Requirement - Produce an exact copy of all the data below, dropping every image.

Given data -
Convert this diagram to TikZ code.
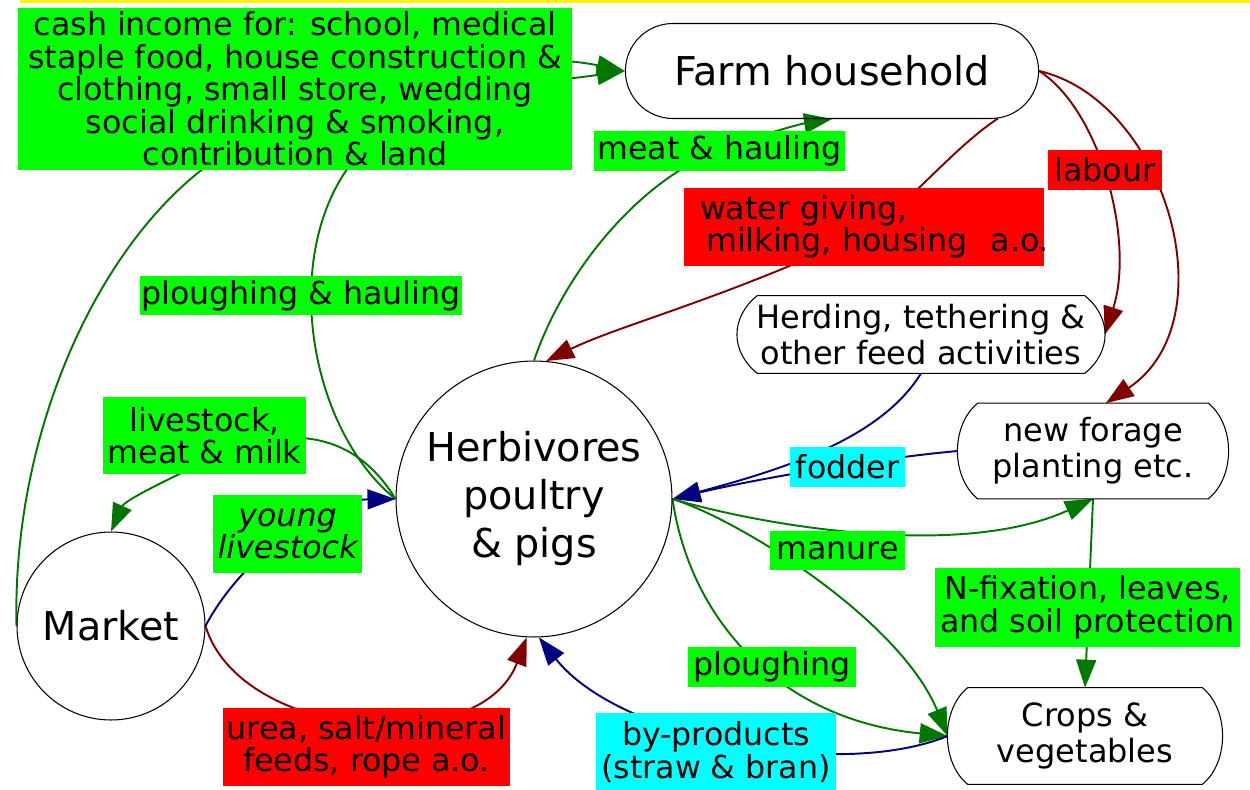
\documentclass[tikz,border=0pt]{standalone}
\usepackage{fontspec}
\setmainfont{DejaVu Sans}
\usetikzlibrary{arrows.meta,shapes.misc,backgrounds}

\definecolor{lblgreen}{HTML}{00FF00}
\definecolor{lblred}{HTML}{FF0000}
\definecolor{lblcyan}{HTML}{00FFFF}
\definecolor{edgegreen}{HTML}{007800}
\definecolor{edgered}{HTML}{800000}
\definecolor{edgeblue}{HTML}{000080}

\newcommand\lblsize{\fontsize{18}{18.5}\selectfont}
\newcommand\boxsize{\fontsize{18.2}{20.5}\selectfont}
\newcommand\bigsize{\fontsize{22.6}{27.3}\selectfont}

\begin{document}
\begin{tikzpicture}[x=0.02cm, y=-0.02cm,
    lbl/.style={inner sep=1pt, align=center, font=\lblsize},
    grnlbl/.style={lbl, fill=lblgreen},
    redlbl/.style={lbl, fill=lblred},
    cyanlbl/.style={lbl, fill=lblcyan},
    roundnode/.style={circle, draw, line width=0.6pt, inner sep=0pt, font=\bigsize, align=center},
    farmbox/.style={rounded rectangle, draw, line width=0.6pt, font=\bigsize},
    barrel/.style={inner sep=0pt, align=center, font=\boxsize},
    flow/.style={line width=1.1pt, -{Triangle[length=0.56cm,width=0.4cm]}},
    gflow/.style={flow, edgegreen},
    rflow/.style={flow, edgered},
    bflow/.style={flow, edgeblue}]
    \useasboundingbox (0,0) rectangle (1250,790);
    \draw[yellow, line width=1.7pt] (20,1.5) -- (1250,1.5);

    % main nodes
    \node[farmbox, minimum width=8.5cm, minimum height=1.9cm] (farm) at (832,71) {Farm household};
    \node[roundnode, minimum size=5.52cm] (herb) at (534,499) {Herbivores\\poultry\\\& pigs};
    \node[roundnode, minimum size=3.76cm] (mkt) at (111,626) {Market};
    \node[barrel, minimum width=7.34cm, minimum height=1.54cm] (herd) at (921,334.5) {Herding, tethering \&\\other feed activities};
    \node[barrel, minimum width=5.4cm, minimum height=1.9cm] (forage) at (1093,451) {new forage\\planting etc.};
    \node[barrel, minimum width=5.48cm, minimum height=1.92cm] (crops) at (1085,736) {Crops \&\\vegetables};
    \foreach \n in {herd,forage,crops}
        \draw[line width=0.6pt] ([xshift=0.4cm]\n.north west) -- ([xshift=-0.4cm]\n.north east)
            .. controls +(27,22) and +(27,-22) .. ([xshift=-0.4cm]\n.south east)
            -- ([xshift=0.4cm]\n.south west)
            .. controls +(-27,-22) and +(-27,22) .. cycle;

    % edge labels
    \node[grnlbl, minimum width=11.08cm, minimum height=3.26cm] (cash) at (295,89)
        {cash income for: school, medical\\staple food, house construction \&\\clothing, small store, wedding\\social drinking \& smoking,\hspace*{1.2em}\\contribution \& land};
    \node[grnlbl, minimum width=5.02cm, minimum height=0.8cm] (meathaul) at (719.5,151) {meat \& hauling};
    \node[redlbl, text width=6.56cm, align=left, inner xsep=0.32cm, minimum height=1.56cm] (water) at (864,227)
        {water giving,\\\mbox{\hspace*{0.2em}milking, housing\hspace{0.4em} a.o.}};
    \node[redlbl, minimum width=2.28cm, minimum height=0.8cm] (labour) at (1105,170) {labour};
    \node[grnlbl, minimum width=6.44cm, minimum height=0.78cm] (ploughhaul) at (301,295.5) {ploughing \& hauling};
    \node[grnlbl, minimum width=4.06cm, minimum height=1.54cm] (livestock) at (204.5,435.5) {livestock,\\meat \& milk};
    \node[grnlbl, minimum width=2.98cm, minimum height=1.56cm, font=\lblsize\itshape] (young) at (287.5,534) {young\\livestock};
    \node[cyanlbl, minimum width=2.3cm, minimum height=0.8cm] (fodder) at (847.5,467) {fodder};
    \node[grnlbl, minimum width=2.7cm, minimum height=0.8cm] (manure) at (837.5,550.5) {manure};
    \node[grnlbl, minimum width=6.1cm, minimum height=1.58cm] (nfix) at (1087.5,607.5) {N-fixation, leaves,\\and soil protection};
    \node[grnlbl, minimum width=3.36cm, minimum height=0.8cm] (plough) at (772,667) {ploughing};
    \node[cyanlbl, minimum width=4.8cm, minimum height=1.56cm] (byprod) at (716,752) {by-products\\(straw \& bran)};
    \node[redlbl, minimum width=5.74cm, minimum height=1.56cm] (urea) at (366.5,747) {urea, salt/mineral\\feeds, rope a.o.};

    % edges go behind the labels
    \begin{pgfonlayer}{background}
        \draw[gflow] (mkt.west) .. controls (12,430) and (100,240) .. (215,160)
            .. controls (330,80) and (480,92) .. (farm.west);
        \draw[gflow] (herb.west) .. controls (310,430) and (280,260) .. (350,165)
            .. controls (400,95) and (500,45) .. (farm.west);
        \draw[gflow] (herb.west) .. controls (360,440) and (300,420) .. (220,455)
            .. controls (170,478) and (125,500) .. (mkt.north);
        \draw[gflow] (herb.north) .. controls (565,270) and (640,180) .. (720,150)
            .. controls (760,135) and (800,124) .. (farm.south);
        \draw[rflow] (farm.-16) .. controls (950,150) and (900,215) .. (860,235)
            .. controls (720,300) and (620,325) .. (herb.85);
        \draw[rflow] (farm.east) .. controls (1100,110) and (1135,240) .. (herd.east);
        \draw[rflow] (farm.east) .. controls (1165,100) and (1230,320) .. (forage.75);
        \draw[bflow] (herd.south) .. controls (880,440) and (780,470) .. (herb.east);
        \draw[bflow] (forage.west) .. controls (880,458) and (760,478) .. (herb.east);
        \draw[gflow] (herb.east) .. controls (760,525) and (960,560) .. (forage.south);
        \draw[gflow] (herb.east) .. controls (740,520) and (900,620) .. (crops.west);
        \draw[gflow] (herb.east) .. controls (690,620) and (780,720) .. (crops.west);
        \draw[gflow] (forage.south) -- (crops.north);
        \draw[bflow] (crops.west) .. controls (840,780) and (620,740) .. (herb.-88);
        \draw[rflow] (mkt.east) .. controls (240,740) and (480,760) .. (herb.-93);
        \draw[bflow] (mkt.east) .. controls (240,560) and (320,500) .. (herb.west);
    \end{pgfonlayer}
\end{tikzpicture}
\end{document}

Complete answer -
Convert this diagram to TikZ code.
\documentclass[tikz,border=0pt]{standalone}
\usepackage{fontspec}
\setmainfont{DejaVu Sans}
\usetikzlibrary{arrows.meta,shapes.misc,backgrounds}

\definecolor{lblgreen}{HTML}{00FF00}
\definecolor{lblred}{HTML}{FF0000}
\definecolor{lblcyan}{HTML}{00FFFF}
\definecolor{edgegreen}{HTML}{007800}
\definecolor{edgered}{HTML}{800000}
\definecolor{edgeblue}{HTML}{000080}

\newcommand\lblsize{\fontsize{18}{18.5}\selectfont}
\newcommand\boxsize{\fontsize{18.2}{20.5}\selectfont}
\newcommand\bigsize{\fontsize{22.6}{27.3}\selectfont}

\begin{document}
\begin{tikzpicture}[x=0.02cm, y=-0.02cm,
    lbl/.style={inner sep=1pt, align=center, font=\lblsize},
    grnlbl/.style={lbl, fill=lblgreen},
    redlbl/.style={lbl, fill=lblred},
    cyanlbl/.style={lbl, fill=lblcyan},
    roundnode/.style={circle, draw, line width=0.6pt, inner sep=0pt, font=\bigsize, align=center},
    farmbox/.style={rounded rectangle, draw, line width=0.6pt, font=\bigsize},
    barrel/.style={inner sep=0pt, align=center, font=\boxsize},
    flow/.style={line width=1.1pt, -{Triangle[length=0.56cm,width=0.4cm]}},
    gflow/.style={flow, edgegreen},
    rflow/.style={flow, edgered},
    bflow/.style={flow, edgeblue}]
    \useasboundingbox (0,0) rectangle (1250,790);
    \draw[yellow, line width=1.7pt] (20,1.5) -- (1250,1.5);

    % main nodes
    \node[farmbox, minimum width=8.5cm, minimum height=1.9cm] (farm) at (832,71) {Farm household};
    \node[roundnode, minimum size=5.52cm] (herb) at (534,499) {Herbivores\\poultry\\\& pigs};
    \node[roundnode, minimum size=3.76cm] (mkt) at (111,626) {Market};
    \node[barrel, minimum width=7.34cm, minimum height=1.54cm] (herd) at (921,334.5) {Herding, tethering \&\\other feed activities};
    \node[barrel, minimum width=5.4cm, minimum height=1.9cm] (forage) at (1093,451) {new forage\\planting etc.};
    \node[barrel, minimum width=5.48cm, minimum height=1.92cm] (crops) at (1085,736) {Crops \&\\vegetables};
    \foreach \n in {herd,forage,crops}
        \draw[line width=0.6pt] ([xshift=0.4cm]\n.north west) -- ([xshift=-0.4cm]\n.north east)
            .. controls +(27,22) and +(27,-22) .. ([xshift=-0.4cm]\n.south east)
            -- ([xshift=0.4cm]\n.south west)
            .. controls +(-27,-22) and +(-27,22) .. cycle;

    % edge labels
    \node[grnlbl, minimum width=11.08cm, minimum height=3.26cm] (cash) at (295,89)
        {cash income for: school, medical\\staple food, house construction \&\\clothing, small store, wedding\\social drinking \& smoking,\hspace*{1.2em}\\contribution \& land};
    \node[grnlbl, minimum width=5.02cm, minimum height=0.8cm] (meathaul) at (719.5,151) {meat \& hauling};
    \node[redlbl, text width=6.56cm, align=left, inner xsep=0.32cm, minimum height=1.56cm] (water) at (864,227)
        {water giving,\\\mbox{\hspace*{0.2em}milking, housing\hspace{0.4em} a.o.}};
    \node[redlbl, minimum width=2.28cm, minimum height=0.8cm] (labour) at (1105,170) {labour};
    \node[grnlbl, minimum width=6.44cm, minimum height=0.78cm] (ploughhaul) at (301,295.5) {ploughing \& hauling};
    \node[grnlbl, minimum width=4.06cm, minimum height=1.54cm] (livestock) at (204.5,435.5) {livestock,\\meat \& milk};
    \node[grnlbl, minimum width=2.98cm, minimum height=1.56cm, font=\lblsize\itshape] (young) at (287.5,534) {young\\livestock};
    \node[cyanlbl, minimum width=2.3cm, minimum height=0.8cm] (fodder) at (847.5,467) {fodder};
    \node[grnlbl, minimum width=2.7cm, minimum height=0.8cm] (manure) at (837.5,550.5) {manure};
    \node[grnlbl, minimum width=6.1cm, minimum height=1.58cm] (nfix) at (1087.5,607.5) {N-fixation, leaves,\\and soil protection};
    \node[grnlbl, minimum width=3.36cm, minimum height=0.8cm] (plough) at (772,667) {ploughing};
    \node[cyanlbl, minimum width=4.8cm, minimum height=1.56cm] (byprod) at (716,752) {by-products\\(straw \& bran)};
    \node[redlbl, minimum width=5.74cm, minimum height=1.56cm] (urea) at (366.5,747) {urea, salt/mineral\\feeds, rope a.o.};

    % edges go behind the labels
    \begin{pgfonlayer}{background}
        \draw[gflow] (mkt.west) .. controls (12,430) and (100,240) .. (215,160)
            .. controls (330,80) and (480,92) .. (farm.west);
        \draw[gflow] (herb.west) .. controls (310,430) and (280,260) .. (350,165)
            .. controls (400,95) and (500,45) .. (farm.west);
        \draw[gflow] (herb.west) .. controls (360,440) and (300,420) .. (220,455)
            .. controls (170,478) and (125,500) .. (mkt.north);
        \draw[gflow] (herb.north) .. controls (565,270) and (640,180) .. (720,150)
            .. controls (760,135) and (800,124) .. (farm.south);
        \draw[rflow] (farm.-16) .. controls (950,150) and (900,215) .. (860,235)
            .. controls (720,300) and (620,325) .. (herb.85);
        \draw[rflow] (farm.east) .. controls (1100,110) and (1135,240) .. (herd.east);
        \draw[rflow] (farm.east) .. controls (1165,100) and (1230,320) .. (forage.75);
        \draw[bflow] (herd.south) .. controls (880,440) and (780,470) .. (herb.east);
        \draw[bflow] (forage.west) .. controls (880,458) and (760,478) .. (herb.east);
        \draw[gflow] (herb.east) .. controls (760,525) and (960,560) .. (forage.south);
        \draw[gflow] (herb.east) .. controls (740,520) and (900,620) .. (crops.west);
        \draw[gflow] (herb.east) .. controls (690,620) and (780,720) .. (crops.west);
        \draw[gflow] (forage.south) -- (crops.north);
        \draw[bflow] (crops.west) .. controls (840,780) and (620,740) .. (herb.-88);
        \draw[rflow] (mkt.east) .. controls (240,740) and (480,760) .. (herb.-93);
        \draw[bflow] (mkt.east) .. controls (240,560) and (320,500) .. (herb.west);
    \end{pgfonlayer}
\end{tikzpicture}
\end{document}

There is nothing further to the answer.